Te słowa mają moc, by dać otuchę, a jednocześnie nie wchodzą w obszar minimalizowania czy pomniejszania problemu. Warto postawić na prostotę, szczerość i autentyczność.
Czego unikać?
Choć intencje mogą być najlepsze, niektóre zwroty mogą wcale nie pomóc, a wręcz zaszkodzić. Często zdarza się, że ludzie próbują pocieszać, nie zdając sobie sprawy z tego, jak ich słowa mogą zabrzmieć w uszach osoby w żałobie lub kryzysie. Oto kilka fraz, których warto unikać:
- „Wszystko będzie dobrze” – chociaż ma to na celu pocieszenie, może być postrzegane jako zbyt trywializujące ból i wywołać poczucie, że nie rozumiemy powagi sytuacji.
- „Przynajmniej masz. . . ” – takie porównania (np. „przynajmniej masz zdrowie”) mogą sprawić, że osoba poczuje się zlekceważona, jakby jej cierpienie było mniej ważne w kontekście innych rzeczy.
- „Musisz być silna” – choć z założenia takie słowa mają na celu motywowanie, mogą wywołać poczucie winy, jeśli osoba nie czuje się „silna” w danym momencie.
- „Czas leczy rany” – to stwierdzenie, choć prawdziwe w dłuższym czasie, może wydawać się nieodpowiednie i zbyt powierzchowne w chwilach, gdy ktoś dopiero zmaga się z bólem.
Unikanie takich fraz nie oznacza, że musimy milczeć. Ważne jest, by mówić w sposób, który nie umniejsza emocji drugiej osoby i nie sprawia, że poczuje się niezrozumiana. Wsparcie powinno opierać się na słuchaniu, a nie na dawaniu gotowych odpowiedzi.

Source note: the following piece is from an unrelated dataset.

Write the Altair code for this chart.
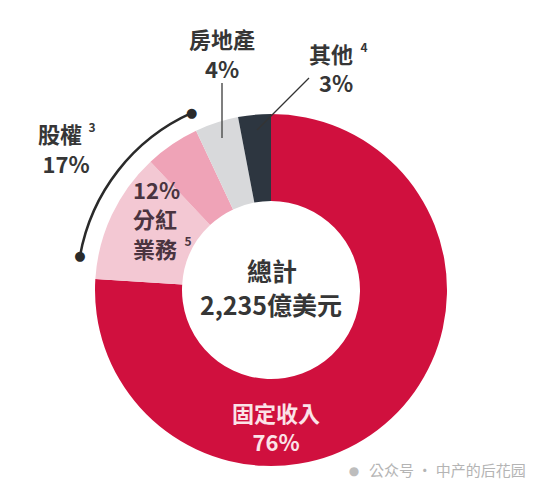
import math
import altair as alt
import pandas as pd

# ---- data ----
categories = ["固定收入", "分紅業務", "其他股權", "房地產", "其他"]
shares = [76, 12, 5, 4, 3]
colors = ["#D0103E", "#F3C8D3", "#EFA3B7", "#D8D9DB", "#2D3640"]

bracket_start = [77.8]
bracket_end = [93.3]

lbl_real_estate = ["房地產", "4%"]
lbl_other = ["其他", "3%", "4"]
lbl_equity = ["股權", "17%", "3"]
lbl_dividend = ["12%", "分紅", "業務", "5"]
lbl_total = ["總計", "2,235億美元"]
lbl_fixed = ["固定收入", "76%"]
watermark = "公众号 · 中产的后花园"

# ---- layout ----
W, H = 524, 471
CX, CY = 263, 282
R_OUT, R_IN, R_BR = 176, 89, 194
FONT = "Noto Sans CJK TC"
DARK = "#363636"

df = pd.DataFrame({"cat": categories, "share": shares, "idx": list(range(len(categories)))})
theta_scale = alt.Scale(domain=[0, 100], range=[0, 2 * math.pi])

donut = alt.Chart(df).mark_arc(outerRadius=R_OUT, innerRadius=R_IN).encode(
    theta=alt.Theta("share:Q", stack=True, scale=theta_scale),
    color=alt.Color("cat:N", scale=alt.Scale(domain=categories, range=colors), legend=None),
    order=alt.Order("idx:Q"),
    x=alt.value(CX),
    y=alt.value(CY),
)

bdf = pd.DataFrame({"start": bracket_start, "end": bracket_end})
bracket = alt.Chart(bdf).mark_arc(
    outerRadius=R_BR, innerRadius=R_BR, filled=False, stroke="#2a2a2a", strokeWidth=2.5
).encode(
    theta=alt.Theta("start:Q", scale=theta_scale, stack=None),
    theta2="end:Q",
    x=alt.value(CX),
    y=alt.value(CY),
)

ddf = pd.DataFrame({"pos": bracket_start + bracket_end})
dots = alt.Chart(ddf).mark_text(
    text="●", fontSize=13, color="#2a2a2a", align="center", baseline="middle", font="DejaVu Sans"
).encode(
    theta=alt.Theta("pos:Q", scale=theta_scale, stack=None),
    radius=alt.value(R_BR),
    x=alt.value(CX),
    y=alt.value(CY),
)


def txt(s, x, y, size=22, color=DARK, weight="bold", align="center", font=FONT):
    return alt.Chart(df).transform_filter("datum.idx == 0").mark_text(
        text=s, fontSize=size, fontWeight=weight, color=color, font=font,
        align=align, baseline="middle",
    ).encode(x=alt.value(x), y=alt.value(y))


def rule(x1, y1, x2, y2, color="#333333", w=1.3):
    return alt.Chart(df).transform_filter("datum.idx == 0").mark_rule(
        color=color, strokeWidth=w
    ).encode(x=alt.value(x1), y=alt.value(y1), x2=alt.value(x2), y2=alt.value(y2))


layers = [
    donut, bracket, dots,
    rule(214, 75, 214, 130, color="#555555", w=1.5),
    rule(301, 70, 249, 122),
    txt(lbl_real_estate[0], 214, 33),
    txt(lbl_real_estate[1], 214, 63),
    txt(lbl_other[0], 323, 48),
    txt(lbl_other[1], 328, 77),
    txt(lbl_other[2], 356, 40, size=12),
    txt(lbl_equity[0], 52, 128),
    txt(lbl_equity[1], 58, 158),
    txt(lbl_equity[2], 84, 120, size=12),
    txt(lbl_dividend[0], 125, 184, color="#4a3440", align="left"),
    txt(lbl_dividend[1], 125, 213, color="#4a3440", align="left"),
    txt(lbl_dividend[2], 125, 243, color="#4a3440", align="left"),
    txt(lbl_dividend[3], 180, 234, size=12, color="#4a3440"),
    txt(lbl_total[0], 264, 265, size=25),
    txt(lbl_total[1], 263, 299, size=25),
    txt(lbl_fixed[0], 268, 407, size=22, color="#FBE3E8"),
    txt(lbl_fixed[1], 268, 436, size=22, color="#FBE3E8"),
    txt("●", 346, 463, size=12, color="#bdbdbd", weight="normal", font="DejaVu Sans"),
    txt(watermark, 361, 463, size=15, color="#b4b4b4", weight="normal", align="left"),
]

chart = alt.layer(*layers).properties(
    width=W, height=H, padding=0, autosize=alt.AutoSizeParams(type="none")
).configure_view(stroke=None)

chart.save("out.html", embed_options={"renderer": "svg", "actions": False})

Jakie słowa są najważniejsze?
Kluczowe w tym wszystkim jest, by słowa były pełne empatii i autentyczności. Zamiast koncentrować się na tym, co „powinniśmy” powiedzieć, warto postawić na bycie obecnym, słuchanie i dawanie przestrzeni na wyrażenie emocji. Czasami wystarczy po prostu powiedzieć: „Jestem z tobą” i dać osobie czas na przetrawienie trudnych myśli. Często to właśnie nasza obecność, a nie słowa, mają największą moc.